Besides launching the cruise line, O’Donnell has donated or raised millions of dollars for dozens of charitable groups, from the American Cancer Society to Broadway Cares to the Red Cross. Her foundation Rosie’s Broadway Kids, which offers theater instruction to underprivileged kids, recently bought a building on 45th Street; a $4 million renovation is in the works. O’Donnell’s life’s dream is to revamp the nation’s foster-care system. “The gay community can help solve the foster-care problem, because they are dying to parent and they know what it’s like to be unwanted,” she says.

“What I like about Rosie,” says her friend Madonna, “is that she has taken all her pain and reinvented it as compassion. She is generous to a fault.”

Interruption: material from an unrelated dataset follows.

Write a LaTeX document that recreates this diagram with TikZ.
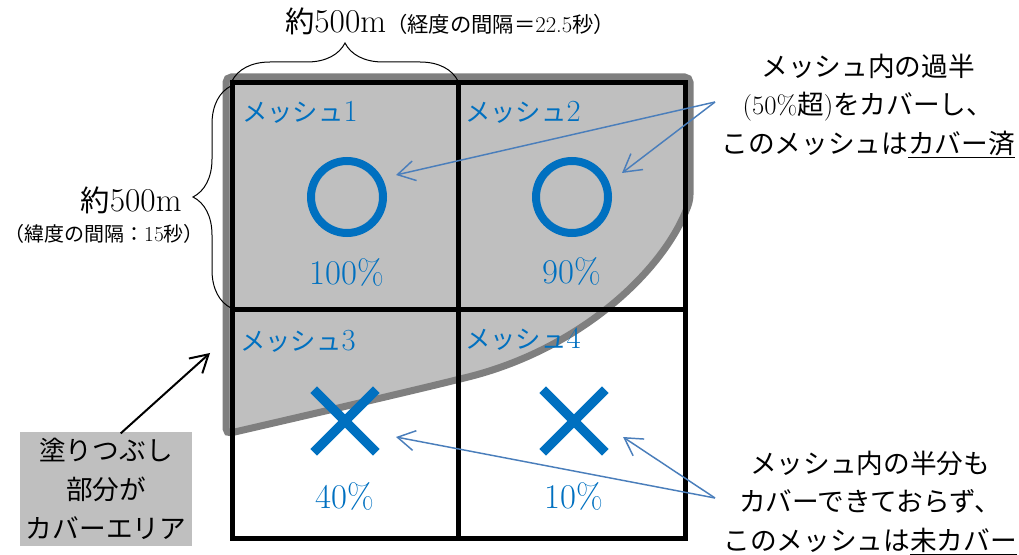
\documentclass[tikz,border=0pt]{standalone}
\usepackage{fontspec}
\newfontfamily\jp{Noto Sans CJK JP}
\usetikzlibrary{arrows.meta,decorations.pathreplacing,shapes.misc,calc}
\definecolor{meshblue}{HTML}{0070C0}
\definecolor{arrowblue}{HTML}{4A7EBB}
\definecolor{fillgray}{HTML}{BFBFBF}
\definecolor{edgegray}{HTML}{7F7F7F}
\newcommand{\jpfs}[2]{{\jp\fontsize{#1}{#1}\selectfont #2}}
\newcommand{\lmfs}[2]{{\fontsize{#1}{#1}\selectfont #2}}
\begin{document}
\begin{tikzpicture}[x=0.75pt,y=-0.75pt,
  jpt/.style={font=\jp\fontsize{20}{29}\selectfont, align=center},
  meshlbl/.style={text=meshblue, anchor=base west, inner sep=0},
  pct/.style={text=meshblue, font=\fontsize{26}{28}\selectfont, anchor=base, inner sep=0},
  ring/.style={circle, draw=meshblue, line width=6pt, minimum size=54pt, inner sep=0},
  xmark/.style={cross out, draw=meshblue, line width=7pt, minimum size=40pt, inner sep=0},
  callout/.style={draw=arrowblue, line width=1.1pt, -{Straight Barb[length=13pt,width=15pt]}},
  bracestyle/.style={decorate, decoration={brace, amplitude=28.5pt}, line width=0.75pt},
  gridline/.style={line width=3.75pt},
]
\useasboundingbox (0,0) rectangle (1019,555);

% covered area
\path[draw=edgegray, fill=fillgray, line width=5.25pt, rounded corners=4pt]
  (226,250) -- (226,77) -- (690,77) -- (690,200)
  .. controls (665,270) and (580,350) .. (460,379)
  .. controls (420,389) and (330,410) .. (226,434) -- cycle;

% mesh grid
\draw[gridline] (232,83) rectangle (685,538);
\draw[gridline] (458,83) -- (458,538) (232,310) -- (685,310);

% braces
\draw[bracestyle] (232,81) -- (458,81);
\draw[bracestyle] (231,308) -- (231,86);

% dimension labels
\node[anchor=base, inner sep=0] (toplbl) at (450,33)
  {\jpfs{22}{約}\lmfs{25}{500m}\jpfs{16}{（経度の間隔＝}\lmfs{17}{22.5}\jpfs{16}{秒）}};
\node[anchor=base, inner sep=0] (leftlbl) at (131,212) {\jpfs{22}{約}\lmfs{25}{500m}};
\node[anchor=base, inner sep=0] (leftsub) at (104,242)
  {\jpfs{15}{（緯度の間隔：}\lmfs{16}{15}\jpfs{15}{秒）}};

% mesh labels
\node[meshlbl] (m1) at (242,122) {\jpfs{19}{メッシュ}\lmfs{23}{1}};
\node[meshlbl] (m2) at (465,122) {\jpfs{19}{メッシュ}\lmfs{23}{2}};
\node[meshlbl] (m3) at (240,350) {\jpfs{19}{メッシュ}\lmfs{23}{3}};
\node[meshlbl] (m4) at (465,349) {\jpfs{19}{メッシュ}\lmfs{23}{4}};

% marks
\node[ring] (c1) at (347,197) {};
\node[ring] (c2) at (572,197) {};
\node[xmark] (x1) at (345,421) {};
\node[xmark] (x2) at (574,421) {};

% percentages
\node[pct] (p1) at (347,285) {100\%};
\node[pct] (p2) at (572,284) {90\%};
\node[pct] (p3) at (345,508) {40\%};
\node[pct] (p4) at (574,508) {10\%};

% notes
\node[jpt] (note1) at (868,106)
  {メッシュ内の過半\\{\rmfamily(50\%}超{\rmfamily)}をカバーし、\\このメッシュは\underline{カバー済}};
\node[jpt] (note2) at (870,503)
  {メッシュ内の半分も\\カバーできておらず、\\このメッシュは\underline{未カバー}};
\node[jpt, fill=fillgray, minimum width=129pt, minimum height=86pt, inner sep=0] (legend) at (106,489)
  {塗りつぶし\\部分が\\カバーエリア};

% connectors
\coordinate (ap1) at (715,102);
\coordinate (ap2) at (715,498);
\coordinate (covtip) at (210,353);
\draw[callout] (ap1) -- ($(c1)+(49,-22)$);
\draw[callout] (ap1) -- ($(c2)+(50,-24)$);
\draw[callout] (ap2) -- ($(x1)+(51,16)$);
\draw[callout] (ap2) -- ($(x2)+(49,16)$);
\draw[black, line width=1.5pt, -{Straight Barb[length=13pt,width=15pt]}]
  ([xshift=11pt,yshift=-1.5pt]legend.north) -- (covtip);
\end{tikzpicture}
\end{document}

O’Donnell says her munificence has an edgier, more selfish side. “Overly generous people, people whose need to give is nearly pathological, there is something behind that, an unworthiness, a sense of guilt that they shouldn’t have as much as they do,” she says. Her mother’s death, she says, also explains why she does so much to help others, especially kids. She blurs the line, she says, between herself and them.

O’Donnell is back in her crafts studio, painting. She’s developing a sitcom, she says, with Alice Hoffman. It’s about an Erma Bombeck–esque Newsday columnist who has lost her girlfriend to breast cancer. She is also set to star in an upcoming Broadway drama, Folding the Monster, with Danny Aiello.

O’Donnell insists, however, that she no longer wants to be seen mainly as an entertainer. “When everyone wants to relate to you as that one slice of pie that they’re seeing for an hour a day—I mean, that part is true and real, that’s not a con. But, you know, there’s twelve pieces in a pizza. There are other parts—there is the political part, the gay part, the depressed part. There’s the overweight part. There’s the happy part. There are all different parts, like everyone.”

O’Donnell puts down her paintbrush. She wants to be a philanthropic brand, à la Paul Newman, she says. Other than that, she has no plans. “My whole life was, my mother died before she was 40, so I thought if I got to 40, I might be able to make it. I might be able to live like my grandmother to 78,” she says. O’Donnell likes to ask people this question: If you could be guaranteed to live to a certain age, what number would you take? “I’d take 78 right now, you kidding me?” she says. “I always ask everyone that, and they go, ‘I’ve never thought of that.’ I’m like, ‘It’s all I think about!’ Would I take 63 as a guarantee? Let’s see. I’m 44; at 63, my daughter Vivie will be 22. To guarantee I’d get there? I might.”